* _Exercise details_
Give an exact transcription of every line, dropping the images.

- - -

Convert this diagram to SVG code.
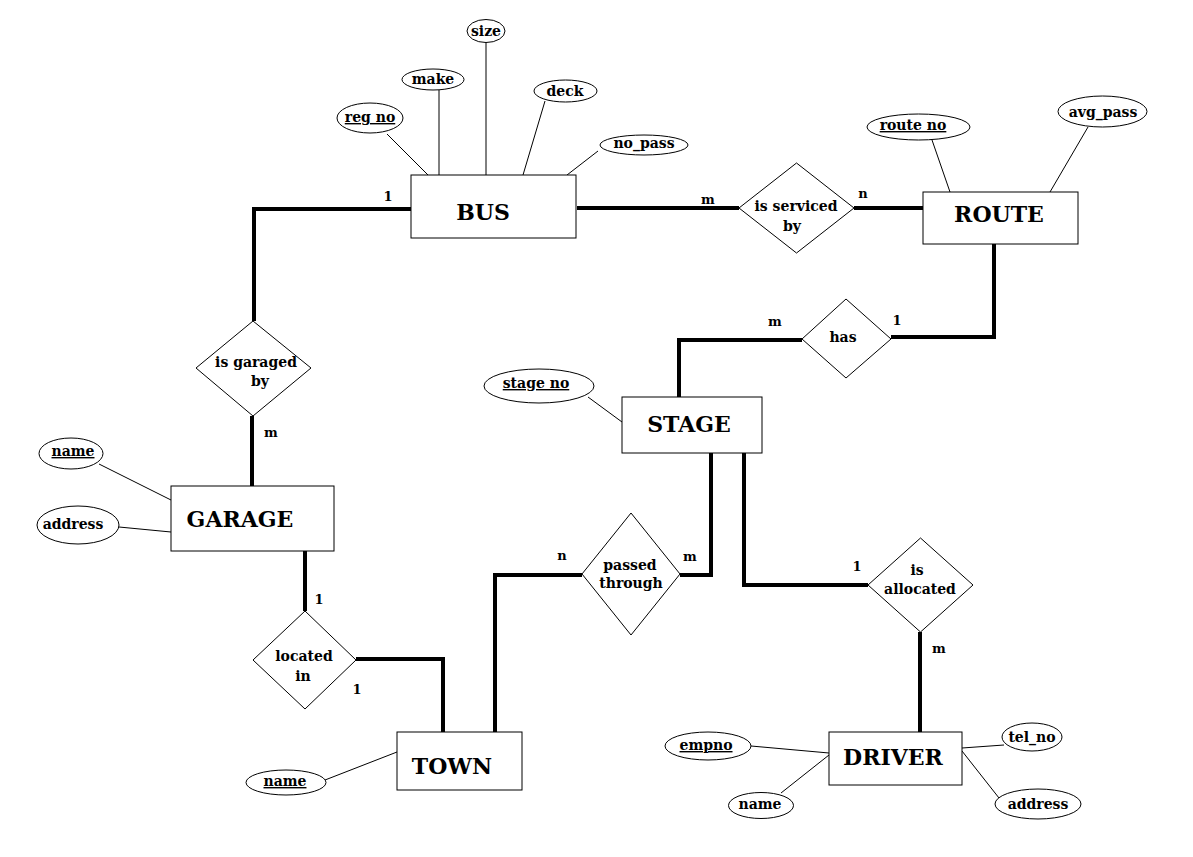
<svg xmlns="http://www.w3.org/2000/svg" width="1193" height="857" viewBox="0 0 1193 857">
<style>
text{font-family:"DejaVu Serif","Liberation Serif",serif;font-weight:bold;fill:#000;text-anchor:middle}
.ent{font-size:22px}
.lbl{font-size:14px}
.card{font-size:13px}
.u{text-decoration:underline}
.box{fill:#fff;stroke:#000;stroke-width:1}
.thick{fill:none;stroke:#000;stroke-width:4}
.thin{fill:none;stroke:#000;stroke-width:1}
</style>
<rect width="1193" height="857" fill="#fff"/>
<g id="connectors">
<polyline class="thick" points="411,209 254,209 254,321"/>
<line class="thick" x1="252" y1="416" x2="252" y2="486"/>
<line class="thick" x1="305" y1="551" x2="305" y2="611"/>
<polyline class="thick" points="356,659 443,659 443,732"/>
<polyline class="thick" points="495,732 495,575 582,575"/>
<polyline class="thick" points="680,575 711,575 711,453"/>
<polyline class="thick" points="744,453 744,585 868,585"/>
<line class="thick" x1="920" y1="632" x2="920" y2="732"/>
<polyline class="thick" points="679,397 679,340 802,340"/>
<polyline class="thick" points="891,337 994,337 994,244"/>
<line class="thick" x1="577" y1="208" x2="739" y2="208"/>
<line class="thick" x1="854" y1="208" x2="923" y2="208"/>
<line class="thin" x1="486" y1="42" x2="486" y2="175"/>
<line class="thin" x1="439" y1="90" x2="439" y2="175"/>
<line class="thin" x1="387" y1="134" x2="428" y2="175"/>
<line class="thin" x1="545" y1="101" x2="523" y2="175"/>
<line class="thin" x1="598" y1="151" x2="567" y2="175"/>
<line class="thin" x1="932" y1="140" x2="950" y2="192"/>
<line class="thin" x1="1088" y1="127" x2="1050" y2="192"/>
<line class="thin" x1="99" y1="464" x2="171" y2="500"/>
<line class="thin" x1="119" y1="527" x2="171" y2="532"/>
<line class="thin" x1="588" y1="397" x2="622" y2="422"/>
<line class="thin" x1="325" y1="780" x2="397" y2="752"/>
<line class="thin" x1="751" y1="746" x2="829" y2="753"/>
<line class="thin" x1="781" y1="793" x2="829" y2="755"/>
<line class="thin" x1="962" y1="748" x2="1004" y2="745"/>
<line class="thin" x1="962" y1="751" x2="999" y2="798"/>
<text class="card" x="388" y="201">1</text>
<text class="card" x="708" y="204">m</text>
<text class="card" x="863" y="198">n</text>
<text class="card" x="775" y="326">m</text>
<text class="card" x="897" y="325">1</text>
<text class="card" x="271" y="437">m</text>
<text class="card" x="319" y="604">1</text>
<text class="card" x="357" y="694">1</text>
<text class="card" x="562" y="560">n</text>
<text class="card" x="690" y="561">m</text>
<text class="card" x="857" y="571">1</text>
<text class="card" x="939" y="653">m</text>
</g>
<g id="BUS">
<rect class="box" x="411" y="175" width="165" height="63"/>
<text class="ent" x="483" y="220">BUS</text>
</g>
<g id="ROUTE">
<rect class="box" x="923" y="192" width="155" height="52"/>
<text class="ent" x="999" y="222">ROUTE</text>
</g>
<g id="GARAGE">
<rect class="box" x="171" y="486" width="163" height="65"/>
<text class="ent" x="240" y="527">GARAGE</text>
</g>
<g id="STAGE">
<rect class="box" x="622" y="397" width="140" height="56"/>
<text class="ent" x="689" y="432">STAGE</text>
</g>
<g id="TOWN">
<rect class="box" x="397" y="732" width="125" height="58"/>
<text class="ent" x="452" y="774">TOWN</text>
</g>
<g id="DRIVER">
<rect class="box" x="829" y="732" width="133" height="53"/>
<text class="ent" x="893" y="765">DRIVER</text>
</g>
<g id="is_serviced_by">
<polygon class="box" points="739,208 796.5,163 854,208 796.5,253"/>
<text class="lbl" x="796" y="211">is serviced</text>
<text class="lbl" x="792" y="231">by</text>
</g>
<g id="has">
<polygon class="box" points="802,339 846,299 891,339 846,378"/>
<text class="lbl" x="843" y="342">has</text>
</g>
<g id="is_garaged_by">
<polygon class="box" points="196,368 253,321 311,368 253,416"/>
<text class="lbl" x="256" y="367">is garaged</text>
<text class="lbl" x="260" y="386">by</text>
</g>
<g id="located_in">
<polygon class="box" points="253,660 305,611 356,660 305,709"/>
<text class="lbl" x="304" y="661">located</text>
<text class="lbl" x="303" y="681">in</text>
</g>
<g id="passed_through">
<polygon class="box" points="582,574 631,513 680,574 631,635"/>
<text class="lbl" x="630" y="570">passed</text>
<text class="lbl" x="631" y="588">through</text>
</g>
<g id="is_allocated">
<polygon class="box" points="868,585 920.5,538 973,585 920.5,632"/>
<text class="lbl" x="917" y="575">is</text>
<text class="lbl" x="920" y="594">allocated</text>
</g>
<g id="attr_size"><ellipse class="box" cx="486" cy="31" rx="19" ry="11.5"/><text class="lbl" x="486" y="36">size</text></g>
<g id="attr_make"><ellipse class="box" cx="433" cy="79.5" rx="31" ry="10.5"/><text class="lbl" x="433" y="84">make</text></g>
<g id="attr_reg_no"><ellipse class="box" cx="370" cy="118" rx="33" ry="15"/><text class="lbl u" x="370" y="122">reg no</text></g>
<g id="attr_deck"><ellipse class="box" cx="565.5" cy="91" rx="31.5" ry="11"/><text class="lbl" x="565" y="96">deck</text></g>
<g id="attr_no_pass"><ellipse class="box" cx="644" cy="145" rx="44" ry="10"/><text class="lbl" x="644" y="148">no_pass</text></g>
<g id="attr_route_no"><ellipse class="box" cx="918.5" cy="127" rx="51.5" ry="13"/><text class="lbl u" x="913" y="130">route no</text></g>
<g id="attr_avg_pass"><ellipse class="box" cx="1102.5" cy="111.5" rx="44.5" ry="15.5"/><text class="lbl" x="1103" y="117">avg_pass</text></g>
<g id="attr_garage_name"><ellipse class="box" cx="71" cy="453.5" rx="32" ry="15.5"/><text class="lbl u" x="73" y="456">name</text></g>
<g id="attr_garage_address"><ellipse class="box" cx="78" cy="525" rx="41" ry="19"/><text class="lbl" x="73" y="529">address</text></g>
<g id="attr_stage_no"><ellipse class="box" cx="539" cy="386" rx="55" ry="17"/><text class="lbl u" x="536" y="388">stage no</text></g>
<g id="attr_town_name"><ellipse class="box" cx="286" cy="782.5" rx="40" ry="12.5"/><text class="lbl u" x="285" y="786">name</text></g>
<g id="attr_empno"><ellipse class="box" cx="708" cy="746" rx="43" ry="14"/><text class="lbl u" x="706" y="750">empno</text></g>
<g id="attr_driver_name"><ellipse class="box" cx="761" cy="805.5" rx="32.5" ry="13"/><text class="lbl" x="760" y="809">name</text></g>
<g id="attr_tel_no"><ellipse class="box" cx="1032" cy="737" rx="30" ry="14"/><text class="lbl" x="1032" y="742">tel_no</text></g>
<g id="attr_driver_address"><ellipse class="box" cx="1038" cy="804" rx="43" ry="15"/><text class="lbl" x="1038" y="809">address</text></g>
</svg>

- - -

* _Task output_
Convert this diagram to SVG code.
<svg xmlns="http://www.w3.org/2000/svg" width="1193" height="857" viewBox="0 0 1193 857">
<style>
text{font-family:"DejaVu Serif","Liberation Serif",serif;font-weight:bold;fill:#000;text-anchor:middle}
.ent{font-size:22px}
.lbl{font-size:14px}
.card{font-size:13px}
.u{text-decoration:underline}
.box{fill:#fff;stroke:#000;stroke-width:1}
.thick{fill:none;stroke:#000;stroke-width:4}
.thin{fill:none;stroke:#000;stroke-width:1}
</style>
<rect width="1193" height="857" fill="#fff"/>
<g id="connectors">
<polyline class="thick" points="411,209 254,209 254,321"/>
<line class="thick" x1="252" y1="416" x2="252" y2="486"/>
<line class="thick" x1="305" y1="551" x2="305" y2="611"/>
<polyline class="thick" points="356,659 443,659 443,732"/>
<polyline class="thick" points="495,732 495,575 582,575"/>
<polyline class="thick" points="680,575 711,575 711,453"/>
<polyline class="thick" points="744,453 744,585 868,585"/>
<line class="thick" x1="920" y1="632" x2="920" y2="732"/>
<polyline class="thick" points="679,397 679,340 802,340"/>
<polyline class="thick" points="891,337 994,337 994,244"/>
<line class="thick" x1="577" y1="208" x2="739" y2="208"/>
<line class="thick" x1="854" y1="208" x2="923" y2="208"/>
<line class="thin" x1="486" y1="42" x2="486" y2="175"/>
<line class="thin" x1="439" y1="90" x2="439" y2="175"/>
<line class="thin" x1="387" y1="134" x2="428" y2="175"/>
<line class="thin" x1="545" y1="101" x2="523" y2="175"/>
<line class="thin" x1="598" y1="151" x2="567" y2="175"/>
<line class="thin" x1="932" y1="140" x2="950" y2="192"/>
<line class="thin" x1="1088" y1="127" x2="1050" y2="192"/>
<line class="thin" x1="99" y1="464" x2="171" y2="500"/>
<line class="thin" x1="119" y1="527" x2="171" y2="532"/>
<line class="thin" x1="588" y1="397" x2="622" y2="422"/>
<line class="thin" x1="325" y1="780" x2="397" y2="752"/>
<line class="thin" x1="751" y1="746" x2="829" y2="753"/>
<line class="thin" x1="781" y1="793" x2="829" y2="755"/>
<line class="thin" x1="962" y1="748" x2="1004" y2="745"/>
<line class="thin" x1="962" y1="751" x2="999" y2="798"/>
<text class="card" x="388" y="201">1</text>
<text class="card" x="708" y="204">m</text>
<text class="card" x="863" y="198">n</text>
<text class="card" x="775" y="326">m</text>
<text class="card" x="897" y="325">1</text>
<text class="card" x="271" y="437">m</text>
<text class="card" x="319" y="604">1</text>
<text class="card" x="357" y="694">1</text>
<text class="card" x="562" y="560">n</text>
<text class="card" x="690" y="561">m</text>
<text class="card" x="857" y="571">1</text>
<text class="card" x="939" y="653">m</text>
</g>
<g id="BUS">
<rect class="box" x="411" y="175" width="165" height="63"/>
<text class="ent" x="483" y="220">BUS</text>
</g>
<g id="ROUTE">
<rect class="box" x="923" y="192" width="155" height="52"/>
<text class="ent" x="999" y="222">ROUTE</text>
</g>
<g id="GARAGE">
<rect class="box" x="171" y="486" width="163" height="65"/>
<text class="ent" x="240" y="527">GARAGE</text>
</g>
<g id="STAGE">
<rect class="box" x="622" y="397" width="140" height="56"/>
<text class="ent" x="689" y="432">STAGE</text>
</g>
<g id="TOWN">
<rect class="box" x="397" y="732" width="125" height="58"/>
<text class="ent" x="452" y="774">TOWN</text>
</g>
<g id="DRIVER">
<rect class="box" x="829" y="732" width="133" height="53"/>
<text class="ent" x="893" y="765">DRIVER</text>
</g>
<g id="is_serviced_by">
<polygon class="box" points="739,208 796.5,163 854,208 796.5,253"/>
<text class="lbl" x="796" y="211">is serviced</text>
<text class="lbl" x="792" y="231">by</text>
</g>
<g id="has">
<polygon class="box" points="802,339 846,299 891,339 846,378"/>
<text class="lbl" x="843" y="342">has</text>
</g>
<g id="is_garaged_by">
<polygon class="box" points="196,368 253,321 311,368 253,416"/>
<text class="lbl" x="256" y="367">is garaged</text>
<text class="lbl" x="260" y="386">by</text>
</g>
<g id="located_in">
<polygon class="box" points="253,660 305,611 356,660 305,709"/>
<text class="lbl" x="304" y="661">located</text>
<text class="lbl" x="303" y="681">in</text>
</g>
<g id="passed_through">
<polygon class="box" points="582,574 631,513 680,574 631,635"/>
<text class="lbl" x="630" y="570">passed</text>
<text class="lbl" x="631" y="588">through</text>
</g>
<g id="is_allocated">
<polygon class="box" points="868,585 920.5,538 973,585 920.5,632"/>
<text class="lbl" x="917" y="575">is</text>
<text class="lbl" x="920" y="594">allocated</text>
</g>
<g id="attr_size"><ellipse class="box" cx="486" cy="31" rx="19" ry="11.5"/><text class="lbl" x="486" y="36">size</text></g>
<g id="attr_make"><ellipse class="box" cx="433" cy="79.5" rx="31" ry="10.5"/><text class="lbl" x="433" y="84">make</text></g>
<g id="attr_reg_no"><ellipse class="box" cx="370" cy="118" rx="33" ry="15"/><text class="lbl u" x="370" y="122">reg no</text></g>
<g id="attr_deck"><ellipse class="box" cx="565.5" cy="91" rx="31.5" ry="11"/><text class="lbl" x="565" y="96">deck</text></g>
<g id="attr_no_pass"><ellipse class="box" cx="644" cy="145" rx="44" ry="10"/><text class="lbl" x="644" y="148">no_pass</text></g>
<g id="attr_route_no"><ellipse class="box" cx="918.5" cy="127" rx="51.5" ry="13"/><text class="lbl u" x="913" y="130">route no</text></g>
<g id="attr_avg_pass"><ellipse class="box" cx="1102.5" cy="111.5" rx="44.5" ry="15.5"/><text class="lbl" x="1103" y="117">avg_pass</text></g>
<g id="attr_garage_name"><ellipse class="box" cx="71" cy="453.5" rx="32" ry="15.5"/><text class="lbl u" x="73" y="456">name</text></g>
<g id="attr_garage_address"><ellipse class="box" cx="78" cy="525" rx="41" ry="19"/><text class="lbl" x="73" y="529">address</text></g>
<g id="attr_stage_no"><ellipse class="box" cx="539" cy="386" rx="55" ry="17"/><text class="lbl u" x="536" y="388">stage no</text></g>
<g id="attr_town_name"><ellipse class="box" cx="286" cy="782.5" rx="40" ry="12.5"/><text class="lbl u" x="285" y="786">name</text></g>
<g id="attr_empno"><ellipse class="box" cx="708" cy="746" rx="43" ry="14"/><text class="lbl u" x="706" y="750">empno</text></g>
<g id="attr_driver_name"><ellipse class="box" cx="761" cy="805.5" rx="32.5" ry="13"/><text class="lbl" x="760" y="809">name</text></g>
<g id="attr_tel_no"><ellipse class="box" cx="1032" cy="737" rx="30" ry="14"/><text class="lbl" x="1032" y="742">tel_no</text></g>
<g id="attr_driver_address"><ellipse class="box" cx="1038" cy="804" rx="43" ry="15"/><text class="lbl" x="1038" y="809">address</text></g>
</svg>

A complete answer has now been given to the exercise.